Exactly retype the lines from the top of the data through the line containing "(0,0) rectangle (1140,457);", leaving out every picture.
* Start Information provided *
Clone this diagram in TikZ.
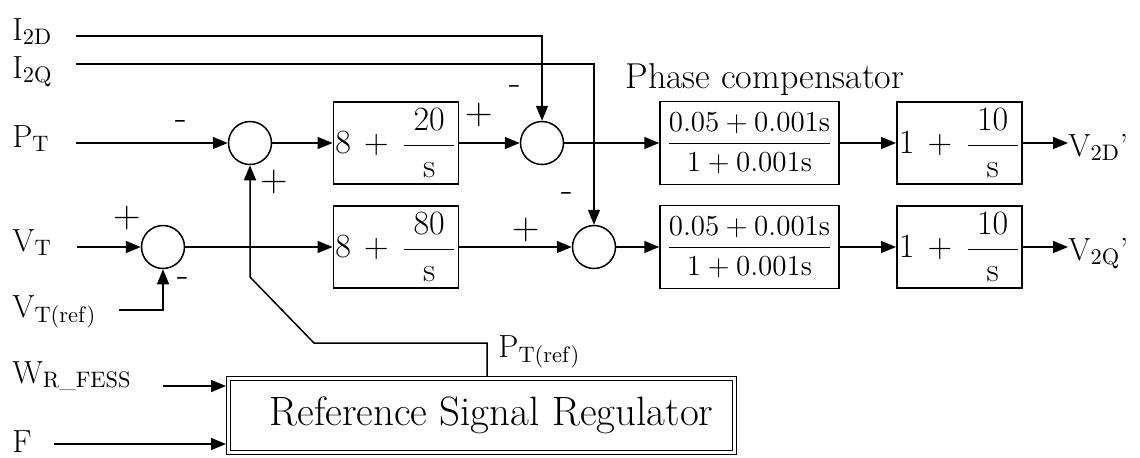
\RequirePackage{fix-cm}
\documentclass[tikz,border=0pt]{standalone}
\usepackage{amsmath}
\usepackage{tikz}
\usetikzlibrary{arrows.meta,positioning}

\begin{document}
\begin{tikzpicture}[x=0.5pt,y=-0.5pt,
  font=\fontsize{16}{19}\selectfont,
  sig/.style={-{Triangle[length=7.5pt,width=6pt]},line width=0.75pt},
  sumnode/.style={draw,circle,line width=0.75pt,minimum size=21.5pt,inner sep=0pt},
  gainbox/.style={draw,line width=0.75pt,minimum width=62pt,minimum height=41pt,
                  inner sep=1pt,font=\fontsize{17}{20}\selectfont},
  phasebox/.style={draw,line width=0.75pt,minimum width=89.5pt,minimum height=41.5pt,
                   inner sep=1pt,font=\fontsize{14.5}{17}\selectfont},
  regbox/.style={draw,double,line width=0.6pt,double distance=1.3pt,outer sep=1.25pt,
                 minimum width=253pt,minimum height=37pt,font=\fontsize{20.5}{24}\selectfont},
  inlabel/.style={anchor=base west,inner sep=0pt},
  sgn/.style={inner sep=0pt,font=\fontsize{19}{22}\selectfont},
]
\useasboundingbox (0,0) rectangle (1140,457);

% input labels
\node[inlabel] (lbI2D) at (12,40)  {I$_{\mathrm{2D}}$};
\node[inlabel] (lbI2Q) at (12,78)  {I$_{\mathrm{2Q}}$};
\node[inlabel] (lbPT)  at (12,147) {P$_{\mathrm{T}}$};
\node[inlabel] (lbVT)  at (12,251) {V$_{\mathrm{T}}$};
\node[inlabel] (lbVTr) at (12,317) {V$_{\mathrm{T(ref)}}$};
\node[inlabel] (lbW)   at (12,383) {W$_{\mathrm{R\_FESS}}$};
\node[inlabel] (lbF)   at (12,452) {F};

\coordinate (i2d)  at (76,36);
\coordinate (i2q)  at (76,64);
\coordinate (ptin) at (76,143);
\coordinate (vtin) at (77,247);
\coordinate (vtrin) at (119,310);
\coordinate (wrin) at (163,386);
\coordinate (fin)  at (54,444);

% upper row
\node[sumnode] (s1) at (250,143) {};
\node[gainbox] (kp1) at (396,143) {$8\,+\,\dfrac{\;20\;}{\mathrm{s}}$};
\node[sumnode] (s2) at (542,143) {};
\node[phasebox] (ph1) at (749.5,143) {$\dfrac{0.05+0.001\mathrm{s}}{1+0.001\mathrm{s}}$};
\node[gainbox] (pi1) at (959.5,143) {$1\,+\,\dfrac{\;10\;}{\mathrm{s}}$};
\node[inlabel] (v2d) at (1068,156) {V$_{\mathrm{2D}}$’};
\node[inlabel,font=\fontsize{18}{21}\selectfont] (phlbl) at (625,88) {Phase compensator};

% lower row
\node[sumnode] (s3) at (163,247) {};
\node[gainbox] (kp2) at (396,247) {$8\,+\,\dfrac{\;80\;}{\mathrm{s}}$};
\node[sumnode] (s4) at (594,247) {};
\node[phasebox] (ph2) at (749.5,247) {$\dfrac{0.05+0.001\mathrm{s}}{1+0.001\mathrm{s}}$};
\node[gainbox] (pi2) at (959.5,247) {$1\,+\,\dfrac{\;10\;}{\mathrm{s}}$};
\node[inlabel] (v2q) at (1068,260) {V$_{\mathrm{2Q}}$’};

% regulator
\node[regbox] (reg) at (481.5,415.5) {\hspace*{10pt}Reference Signal Regulator};
\node[inlabel] (lbPTr) at (498,357) {P$_{\mathrm{T(ref)}}$};

% signs
\node[sgn] (sgA) at (181,125) {-};
\node[sgn] (sgB) at (274,182) {+};
\node[sgn] (sgC) at (479,115) {+};
\node[sgn] (sgD) at (515,90)  {-};
\node[sgn] (sgE) at (127,218) {+};
\node[sgn] (sgF) at (183,282) {-};
\node[sgn] (sgG) at (526,230) {+};
\node[sgn] (sgH) at (567,197) {-};

% connectors
\draw[sig] (i2d) -| (s2.north);
\draw[sig] (i2q) -| (s4.north);
\draw[sig] (ptin) -- (s1.west);
\draw[sig] (s1) -- (kp1);
\draw[sig] (kp1) -- (s2);
\draw[sig] (s2) -- (ph1);
\draw[sig] (ph1) -- (pi1);
\draw[sig] (pi1.east) -- (pi1.east -| v2d.west);

\draw[sig] (vtin) -- (s3.west);
\draw[sig] (vtrin) -| (s3.south);
\draw[sig] (s3) -- (kp2);
\draw[sig] (kp2) -- (s4);
\draw[sig] (s4) -- (ph2);
\draw[sig] (ph2) -- (pi2);
\draw[sig] (pi2.east) -- (pi2.east -| v2q.west);

\coordinate (fbtop) at (487,343);
\coordinate (fbturn) at (314,343);
\coordinate (fbkink) at (250,277);
\draw[sig] (reg.north -| fbtop) -- (fbtop) -- (fbturn) -- (fbkink) -- (s1.south);

\draw[sig] (wrin) -- (wrin -| reg.west);
\draw[sig] (fin) -- (fin -| reg.west);
\end{tikzpicture}
\end{document}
* End Information provided *
**Solution to this problem:**
Clone this diagram in TikZ.
\RequirePackage{fix-cm}
\documentclass[tikz,border=0pt]{standalone}
\usepackage{amsmath}
\usepackage{tikz}
\usetikzlibrary{arrows.meta,positioning}

\begin{document}
\begin{tikzpicture}[x=0.5pt,y=-0.5pt,
  font=\fontsize{16}{19}\selectfont,
  sig/.style={-{Triangle[length=7.5pt,width=6pt]},line width=0.75pt},
  sumnode/.style={draw,circle,line width=0.75pt,minimum size=21.5pt,inner sep=0pt},
  gainbox/.style={draw,line width=0.75pt,minimum width=62pt,minimum height=41pt,
                  inner sep=1pt,font=\fontsize{17}{20}\selectfont},
  phasebox/.style={draw,line width=0.75pt,minimum width=89.5pt,minimum height=41.5pt,
                   inner sep=1pt,font=\fontsize{14.5}{17}\selectfont},
  regbox/.style={draw,double,line width=0.6pt,double distance=1.3pt,outer sep=1.25pt,
                 minimum width=253pt,minimum height=37pt,font=\fontsize{20.5}{24}\selectfont},
  inlabel/.style={anchor=base west,inner sep=0pt},
  sgn/.style={inner sep=0pt,font=\fontsize{19}{22}\selectfont},
]
\useasboundingbox (0,0) rectangle (1140,457);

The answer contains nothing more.